20 September 2016
Jalan Tunjungan sedini pagi sudah padat dengan pelajar, angkatan militer, orang-orang pemerintahan, hingga masyarakat sipil. Tepat di tanggal 19 September 2016, Surabaya memperingati terjadinya Insiden Bendera—perobekan Bendera Belanda (Merah, Putih, Biru), dimana 71 tahun yang lalu terjadi di Hotel Yamato (kini Hotel Majapahit). Selain upacara, seluruh peserta juga dapat menyaksikan rekonstruksi ulang perobekan bendera. Teatrikal ini dimainkan oleh Surabaya Juang yang terdiri dari komunitas Roode Brug Surabaya (Komunitas Pecinta Sejarah), Komunitas Pegiat Kebangsaan (KPK), dan komunitas teater-teater kampus di Surabaya. Acara yang digelar tepat di depan Hotel Majapahit ini dimulai sekitar jam 8 pagi dan diikuti oleh sekitar 2000 pelajar, 200 veteran, serta 110 anak-anak teater, dan tentunya awak media.
Bicara soal teatrikal rekonstruksi Insiden Bendera, Heri Prasetyo atau yang biasa disapa Heri Lento menyebutkan bahwa butuh waktu sekitar 2 bulan untuk mempersiapkan pementasan ini. “Pertama kami membuat naskah dulu. Setelah jadi kami siarkan ke teman-teman pemain. Namun sebelumnya kami sudah melakukan casting, sehingga pemain sudah kumpul dan siap latihan,” ujarnya yang merupakan Sutradara Teatrikal Perobekan Bendera Merah Putih Biru.
Peringatan Insiden Bendera sudah kali kedua dilaksanakan pada 19 September, dimana ketika merunut sejarah memang jatuh pada tanggal tersebut. Namun disisi lain, masyarakat Surabaya kurang familiar dan merasa tepat di tanggal 10 November lah peristiwa itu terjadi. “Jadi peristiwa sejarah di Surabaya, banyak orang melihat 10 November itu adalah puncaknya. Justru, hari ini (baca: 19 September) adalah titik awalnya. Masyarakat Surabaya marah masih ada Bendera Merah Putih Biru yang berkibar, sedangkan per tanggal 1 September sudah ada keputusan dari Presiden Soekarno untuk mengibarkan Bendera Merah Putih di Indonesia,” tutur Heri Lento panjang lebar. Ia juga bercerita mengenai runtutan sejarah perlawanan di Kota Surabaya. Setelah 19 September, ternyata arek-arek Suroboyo masih bergejolak. Tepat tanggal 22 Oktober, di Surabaya terjadi peristiwa yang namanya Resolusi Jihad, melibatkan perjuangan para santri. Dilanjutkan pada 27-30 Oktober ialah perang pertama kali di Surabaya, dimana Sekutu akhirnya kalah. “Saya pernah di datangi wartawan dari London, karena dia menemukan di museumnya Sekutu hanya pernah mengibarkan bendera putih sekali dan itu di Surabaya,” kenang Heri. Setelah banyak genjatan senjata yang terjadi, barulah 10 November terjadi peristiwa Pertempuran Surabaya.

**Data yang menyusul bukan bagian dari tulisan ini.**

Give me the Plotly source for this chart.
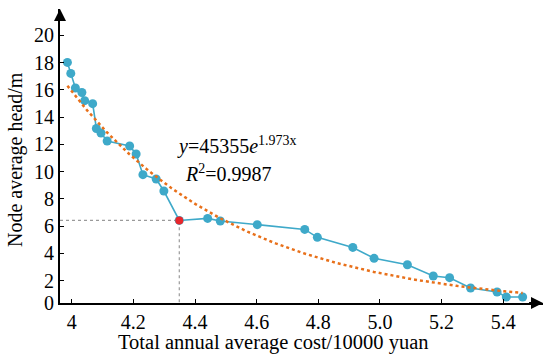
import numpy as np
import plotly.graph_objects as go

# Data
cost = [3.986, 3.997, 4.012, 4.033, 4.042, 4.068, 4.080, 4.095, 4.115, 4.188,
        4.209, 4.231, 4.274, 4.299, 4.349, 4.441, 4.482, 4.602, 4.756, 4.797,
        4.912, 4.981, 5.089, 5.173, 5.226, 5.294, 5.380, 5.410, 5.463]
head = [18.02, 17.21, 16.14, 15.81, 15.21, 14.99, 13.17, 12.84, 12.25, 11.88,
        11.30, 9.78, 9.46, 8.58, 6.42, 6.57, 6.38, 6.11, 5.76, 5.18,
        4.44, 3.64, 3.17, 2.34, 2.22, 1.46, 1.17, 0.80, 0.80]
selected_index = 14  # highlighted (red) solution

# Exponential trend line as drawn in the picture: y = a * exp(-b * x)
trend_a = 24000.0
trend_b = 1.83

x_ticks = [4.0, 4.2, 4.4, 4.6, 4.8, 5.0, 5.2, 5.4]
x_ticktext = ["4", "4.2", "4.4", "4.6", "4.8", "5.0", "5.2", "5.4"]
y_ticks = [2, 4, 6, 8, 10, 12, 14, 16, 18, 20]
y_ticktext = ["2", "4", "6", "8", "10", "12", "14", "16", "18", "20"]

eq_text = "<i>y</i>=45355<i>e</i><sup>1.973x</sup>"
r2_text = "<i>R</i><sup>2</sup>=0.9987"
x_title = "Total annual average cost/10000 yuan"
y_title = "Node average head/m"

XMIN, XMAX = 3.962, 5.529
YMIN, YMAX = 0.36, 21.94

fit_x = np.linspace(min(cost), max(cost), 200)
fit_y = trend_a * np.exp(-trend_b * fit_x)

FONT = "Liberation Serif"
BLUE = "#3ea9c9"
ORANGE = "#e8701a"

fig = go.Figure()
sx, sy = cost[selected_index], head[selected_index]
# guide lines for selected point
fig.add_trace(go.Scatter(x=[XMIN, sx, sx], y=[sy, sy, YMIN], mode="lines",
                         line=dict(color="#9a9a9a", width=1.2, dash="dot"),
                         hoverinfo="skip", showlegend=False))
fig.add_trace(go.Scatter(x=cost, y=head, mode="lines+markers",
                         line=dict(color=BLUE, width=1.6),
                         marker=dict(color=BLUE, size=9),
                         showlegend=False))
fig.add_trace(go.Scatter(x=fit_x, y=fit_y, mode="lines",
                         line=dict(color=ORANGE, width=2.5, dash="dot"),
                         showlegend=False))
fig.add_trace(go.Scatter(x=[sx], y=[sy], mode="markers",
                         marker=dict(color="#e8262b", size=8),
                         showlegend=False))

L, R, T, B = 60, 7, 9, 55
fig.update_layout(
    width=550, height=358,
    margin=dict(l=L, r=R, t=T, b=B),
    paper_bgcolor="white", plot_bgcolor="white",
    font=dict(family=FONT, size=20, color="black"),
    showlegend=False,
)
fig.update_xaxes(range=[XMIN, XMAX], tickvals=x_ticks, ticktext=x_ticktext,
                 showgrid=False, zeroline=False, showline=True,
                 linecolor="black", linewidth=2, ticks="inside", ticklen=4,
                 tickcolor="black", tickfont=dict(family=FONT, size=20))
fig.update_yaxes(range=[YMIN, YMAX], tickvals=[YMIN] + y_ticks,
                 ticktext=["0"] + y_ticktext,
                 showgrid=False, zeroline=False, showline=True,
                 linecolor="black", linewidth=2, ticks="inside", ticklen=4,
                 tickcolor="black", tickfont=dict(family=FONT, size=20))

# axis arrows
fig.add_annotation(x=XMIN, y=YMAX, ax=XMIN, ay=YMAX - 1, xref="x", yref="y",
                   axref="x", ayref="y", showarrow=True, arrowhead=2,
                   arrowsize=1.2, arrowwidth=2, arrowcolor="black", text="")
fig.add_annotation(x=XMAX, y=YMIN, ax=XMAX - 0.05, ay=YMIN, xref="x", yref="y",
                   axref="x", ayref="y", showarrow=True, arrowhead=2,
                   arrowsize=1.2, arrowwidth=2, arrowcolor="black", text="")

fig.add_annotation(x=4.535, y=11.9, xref="x", yref="y", text=eq_text,
                   showarrow=False, font=dict(family=FONT, size=20),
                   xanchor="center", yanchor="middle")
fig.add_annotation(x=4.51, y=9.9, xref="x", yref="y", text=r2_text,
                   showarrow=False, font=dict(family=FONT, size=20),
                   xanchor="center", yanchor="middle")

pw, ph = 550 - L - R, 358 - T - B
fig.add_annotation(x=(273 - L) / pw, y=-(342 - (358 - B)) / ph,
                   xref="paper", yref="paper", text=x_title, showarrow=False,
                   font=dict(family=FONT, size=20.5),
                   xanchor="center", yanchor="middle")
fig.add_annotation(x=-(L - 15) / pw, y=((358 - B) - 160) / ph,
                   xref="paper", yref="paper", text=y_title, showarrow=False,
                   textangle=-90, font=dict(family=FONT, size=20),
                   xanchor="center", yanchor="middle")

fig.write_html("out.html", config={"displayModeBar": False},
               post_script="document.body.style.margin='0';document.body.style.padding='0';")
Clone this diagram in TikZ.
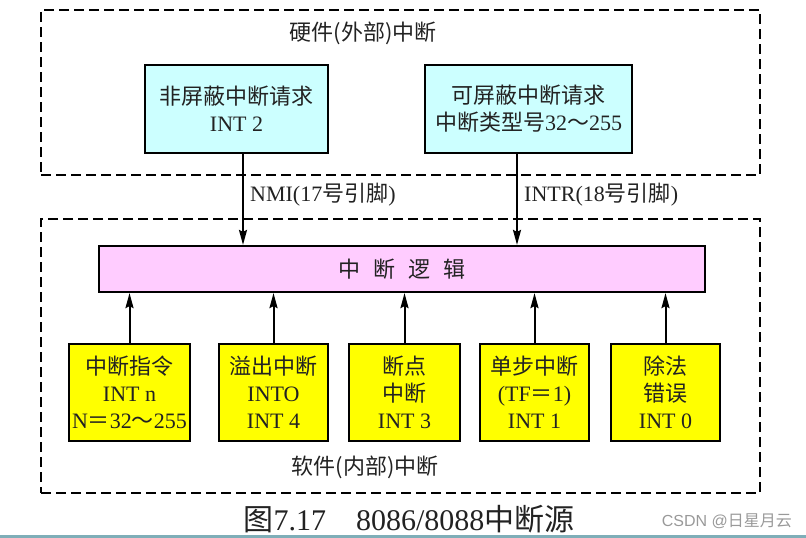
\documentclass[tikz,border=0pt]{standalone}
\usepackage{fontspec}
\setmainfont{Liberation Serif}
\newfontfamily\cjk{Noto Sans CJK SC}
\newfontfamily\wmfont{Liberation Sans}
\usetikzlibrary{arrows.meta}
\definecolor{cyanbox}{HTML}{CCFFFF}
\definecolor{pinkbox}{HTML}{FFCCFF}
\definecolor{yellowbox}{HTML}{FFFF00}
\definecolor{txt}{HTML}{222222}
\definecolor{strip}{HTML}{7FAEB8}
\tikzset{
  boxstyle/.style={draw=black, line width=2.2pt, inner sep=0pt, align=center, text=txt,
    font=\fontsize{22}{27}\selectfont},
  hwbox/.style={boxstyle, fill=cyanbox, minimum height=88pt},
  swbox/.style={boxstyle, fill=yellowbox, minimum height=97pt},
  dashbox/.style={draw=black, line width=2.2pt, dash pattern=on 10pt off 5pt, inner sep=0pt},
  arr/.style={draw=black, line width=2pt, -{Stealth[length=15pt,width=8pt,inset=2pt]}},
  lbl/.style={text=txt, font=\fontsize{22}{26}\selectfont, inner sep=0pt},
}
\begin{document}
\begin{tikzpicture}[x=1pt,y=-1pt]
\useasboundingbox (0,0) rectangle (806,538);
% dashed groups
\node[dashbox, minimum width=719pt, minimum height=165pt] (hw) at (400.5,92.5) {};
\node[dashbox, minimum width=719pt, minimum height=274pt] (sw) at (400.5,356) {};
\node[lbl] (hwl) at (363,33) {\cjk 硬件(外部)中断};
\node[lbl] (swl) at (365,467) {\cjk 软件(内部)中断};
% hardware boxes
\node[hwbox, minimum width=183pt] (c1) at (236.5,109) {{\cjk 非屏蔽中断请求}\\INT 2};
\node[hwbox, minimum width=207pt] (c2) at (528.5,109) {{\cjk 可屏蔽中断请求}\\{\cjk 中断类型号}32{\cjk ～}255};
% logic
\node[boxstyle, fill=pinkbox, minimum width=606pt, minimum height=46pt] (logic) at (402,269) {{\cjk 中\hspace{0.6em}断\hspace{0.6em}逻\hspace{0.6em}辑}};
% software boxes
\node[swbox, minimum width=121pt] (y1) at (129.5,392.5) {{\cjk 中断指令}\\INT n\\N{\cjk ＝}32{\cjk ～}255};
\node[swbox, minimum width=109pt] (y2) at (273.5,392.5) {{\cjk 溢出中断}\\INTO\\INT 4};
\node[swbox, minimum width=111pt] (y3) at (404.5,392.5) {{\cjk 断点}\\{\cjk 中断}\\INT 3};
\node[swbox, minimum width=109pt] (y4) at (534.5,392.5) {{\cjk 单步中断}\\(TF{\cjk ＝}1)\\INT 1};
\node[swbox, minimum width=109pt] (y5) at (665.5,392.5) {{\cjk 除法}\\{\cjk 错误}\\INT 0};
% down arrows
\coordinate (a1) at (243,0);
\coordinate (a2) at (517,0);
\draw[arr] (c1.south -| a1) -- (logic.north -| a1);
\draw[arr] (c2.south -| a2) -- (logic.north -| a2);
\node[lbl, anchor=west] (nmi) at (250,195) {NMI(17{\cjk 号引脚})};
\node[lbl, anchor=west] (intr) at (524,195) {INTR(18{\cjk 号引脚})};
% up arrows
\foreach \n in {y1,y2,y3,y4,y5}{
  \draw[arr] (\n.north) -- (\n.north |- logic.south);
}
% caption
\node[text=txt, font=\fontsize{30}{32}\selectfont, inner sep=0pt] (cap) at (409,519) {{\cjk 图}7.17\hspace{1em}8086/8088{\cjk 中断源}};
\node[text=gray!80, font=\wmfont\fontsize{16}{18}\selectfont, inner sep=0pt, anchor=east] (wm) at (792,521) {CSDN @{\cjk 日星月云}};
\fill[strip] (0,535) rectangle (806,538);
\end{tikzpicture}
\end{document}
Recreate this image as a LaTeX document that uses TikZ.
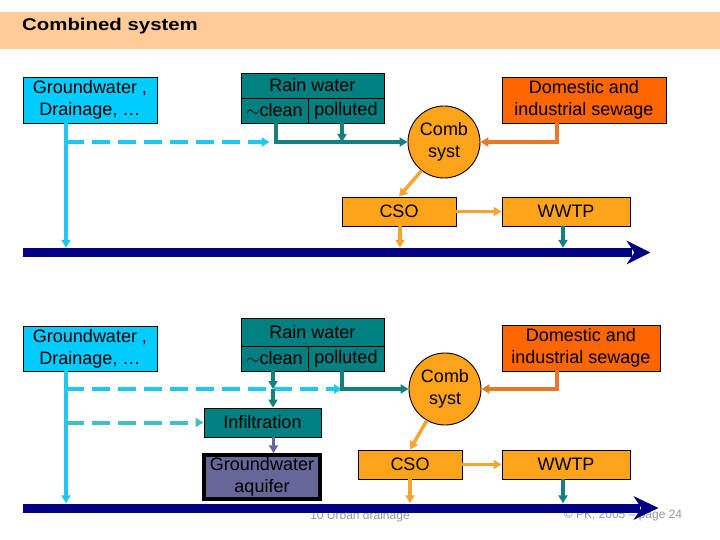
\documentclass[tikz,border=0pt]{standalone}
\usepackage{fontspec}
\usepackage{graphicx}
\setmainfont{Liberation Sans}
\usetikzlibrary{arrows.meta,calc}
\definecolor{hdr}{RGB}{255,204,153}
\definecolor{cyanbox}{RGB}{0,204,255}
\definecolor{cyanln}{RGB}{30,200,240}
\definecolor{tealbox}{RGB}{0,128,128}
\definecolor{tealln}{RGB}{20,128,128}
\definecolor{tealdash}{RGB}{64,192,192}
\definecolor{orangebox}{RGB}{255,163,26}
\definecolor{orangeln}{RGB}{245,165,50}
\definecolor{sewbox}{RGB}{255,102,0}
\definecolor{sewln}{RGB}{232,120,40}
\definecolor{aqbox}{RGB}{102,102,153}
\definecolor{navyb}{RGB}{0,0,128}
\definecolor{foot}{RGB}{150,150,150}
\begin{document}
\begin{tikzpicture}[x=1pt,y=-1pt,
  box/.style={draw=black,line width=0.9pt,inner sep=0pt,align=center,font=\fontsize{18}{22}\selectfont},
  circ/.style={circle,draw=black,line width=0.9pt,fill=orangebox,inner sep=0pt,minimum size=72pt,align=center,font=\fontsize{18}{22}\selectfont},
  tip/.style={-{Triangle[length=8pt,width=9pt]}},
  cyanflow/.style={tip,draw=cyanln,line width=3.5pt},
  cyandash/.style={tip,draw=cyanln,line width=4pt,dash pattern=on 18pt off 8pt},
  tealdashflow/.style={tip,draw=tealdash,line width=4pt,dash pattern=on 18pt off 8pt},
  tealflow/.style={draw=tealln,line width=4pt},
  orangeflow/.style={tip,draw=orangeln,line width=3.5pt},
  sewflow/.style={tip,draw=sewln,line width=4pt},
  aqflow/.style={tip,draw=aqbox,line width=3.5pt},
  bar/.style={fill=navyb,inner sep=0pt,minimum height=9pt,anchor=west},
  foottext/.style={text=foot,font=\fontsize{12}{12}\selectfont,inner sep=0pt}
]
\useasboundingbox (0,0) rectangle (720,540);
\fill[white] (0,0) rectangle (720,540);
% header
\fill[hdr] (0,12) rectangle (720,49);
\node[anchor=west,inner sep=0pt,font=\bfseries\fontsize{17}{17}\selectfont] (title) at (22,26) {\scalebox{1.2}[1]{Combined system}};

% footer texts (under the bar)
\node[foottext] (footA) at (360,516) {10 Urban drainage};
\node[foottext] (footB) at (623,516) {© PK, 2005 – page 24};

% ===== top system =====
\node[box,fill=cyanbox,minimum width=134pt,minimum height=46pt] (gwA) at (90,100) {Groundwater ,\\Drainage, …};
\node[box,fill=tealbox,minimum width=143pt,minimum height=25pt] (rainTopA) at (312.5,85.5) {Rain water};
\node[box,fill=tealbox,minimum width=67pt,minimum height=25pt] (rainCleanA) at (274.5,110.5) {$\sim$clean};
\node[box,fill=tealbox,minimum width=76pt,minimum height=25pt] (rainPollA) at (346,110.5) {polluted};
\node[circ] (combA) at (444,142) {Comb\\syst};
\node[box,fill=sewbox,minimum width=164pt,minimum height=46pt] (domA) at (584,100) {Domestic and\\industrial sewage};
\node[box,fill=orangebox,minimum width=114pt,minimum height=29pt] (csoA) at (399,211.5) {CSO};
\node[box,fill=orangebox,minimum width=128pt,minimum height=29pt] (wwtpA) at (566,211.5) {WWTP};
\node[bar,minimum width=609pt] (barA) at (23,252.5) {};
\fill[navyb] ($(barA.east)+(-6,-12)$) -- ($(barA.east)+(18,0)$) -- ($(barA.east)+(-6,12)$) -- ($(barA.east)+(2,0)$) -- cycle;

\coordinate (jA) at ($(gwA.south)+(-24,0)$);
\draw[cyanflow] (jA) -- (jA |- barA.north);
\draw[cyandash] (jA |- combA.west) -- ([xshift=-5pt]rainCleanA.south |- combA.west);
\draw[tealflow,tip] ([xshift=1pt]rainCleanA.south) |- (combA.west);
\draw[tealflow,tip] ([xshift=-4pt]rainPollA.south) -- ([xshift=-4pt]rainPollA.south |- combA.west);
\draw[sewflow] ([xshift=-27pt]domA.south) |- (combA.east);
\draw[orangeflow] (combA.-128) -- (csoA.north);
\draw[orangeflow] (csoA.east) -- (wwtpA.west);
\draw[orangeflow] ([xshift=1pt]csoA.south) -- ([xshift=1pt]csoA.south |- barA.north);
\draw[tealflow,line width=3.5pt,tip] ([xshift=-3pt]wwtpA.south) -- ([xshift=-3pt]wwtpA.south |- barA.north);

% ===== bottom system =====
\node[box,fill=cyanbox,minimum width=134pt,minimum height=45pt] (gwB) at (90,348.5) {Groundwater ,\\Drainage, …};
\node[box,fill=tealbox,minimum width=143pt,minimum height=28pt] (rainTopB) at (312.5,332) {Rain water};
\node[box,fill=tealbox,minimum width=67pt,minimum height=25pt] (rainCleanB) at (274.5,358.5) {$\sim$clean};
\node[box,fill=tealbox,minimum width=76pt,minimum height=25pt] (rainPollB) at (346,358.5) {polluted};
\node[circ] (combB) at (445,389) {Comb\\syst};
\node[box,fill=sewbox,minimum width=158pt,minimum height=46pt] (domB) at (581,348) {Domestic and\\industrial sewage};
\node[box,fill=tealbox,minimum width=117pt,minimum height=29pt] (infB) at (262.5,422.5) {Infiltration};
\node[box,fill=aqbox,line width=3.5pt,minimum width=116pt,minimum height=44pt] (aqB) at (262,477) {Groundwater\\aquifer};
\node[box,fill=orangebox,minimum width=104pt,minimum height=29pt] (csoB) at (410,464.5) {CSO};
\node[box,fill=orangebox,minimum width=128pt,minimum height=29pt] (wwtpB) at (566,464.5) {WWTP};
\node[bar,minimum width=617pt] (barB) at (23,508) {};
\fill[navyb] ($(barB.east)+(-7,-12)$) -- ($(barB.east)+(18,0)$) -- ($(barB.east)+(-7,12)$) -- ($(barB.east)+(1,0)$) -- cycle;

\coordinate (jB) at ($(gwB.south)+(-24,0)$);
\draw[cyanflow] (jB) -- (jB |- barB.north);
\draw[tealdashflow] (jB |- infB.west) -- (infB.west);
\draw[cyandash] (jB |- combB.west) -- ([xshift=-4pt]rainPollB.south |- combB.west);
\coordinate (cB) at ([xshift=-1.5pt]rainCleanB.south |- combB.west);
\draw[tealflow,line width=3.5pt,tip] ([xshift=-1.5pt]rainCleanB.south) -- (cB);
\draw[tealflow,line width=3.5pt,tip] (cB) -- (cB |- infB.north);
\draw[aqflow] ([xshift=11pt]infB.south) -- ([xshift=11pt]infB.south |- aqB.north);
\draw[tealflow,tip] ([xshift=-4pt]rainPollB.south) |- (combB.west);
\draw[sewflow] ([xshift=-24pt]domB.south) |- (combB.east);
\draw[orangeflow] (combB.-120) -- (csoB.north);
\draw[orangeflow] (csoB.east) -- (wwtpB.west);
\draw[orangeflow] (csoB.south) -- (csoB.south |- barB.north);
\draw[tealflow,line width=3.5pt,tip] ([xshift=-3pt]wwtpB.south) -- ([xshift=-3pt]wwtpB.south |- barB.north);
\end{tikzpicture}
\end{document}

Adanya acara seperti rekonstruksi Perobekan Bendera Merah Putih Biru, untuk mengenang kembali jasa-jasa pahlawan, juga diharapkan dapat membawa edukasi baru, tidak hanya untuk para pelajar melainkan juga untuk seluruh lapisan masyarakat untuk selalu mengingat sejarah. Seperti kata Sang Proklamator, Ir. Soekarno, “JAS MERAH” – Jangan Sekali-Kali Meninggalkan Sejarah!!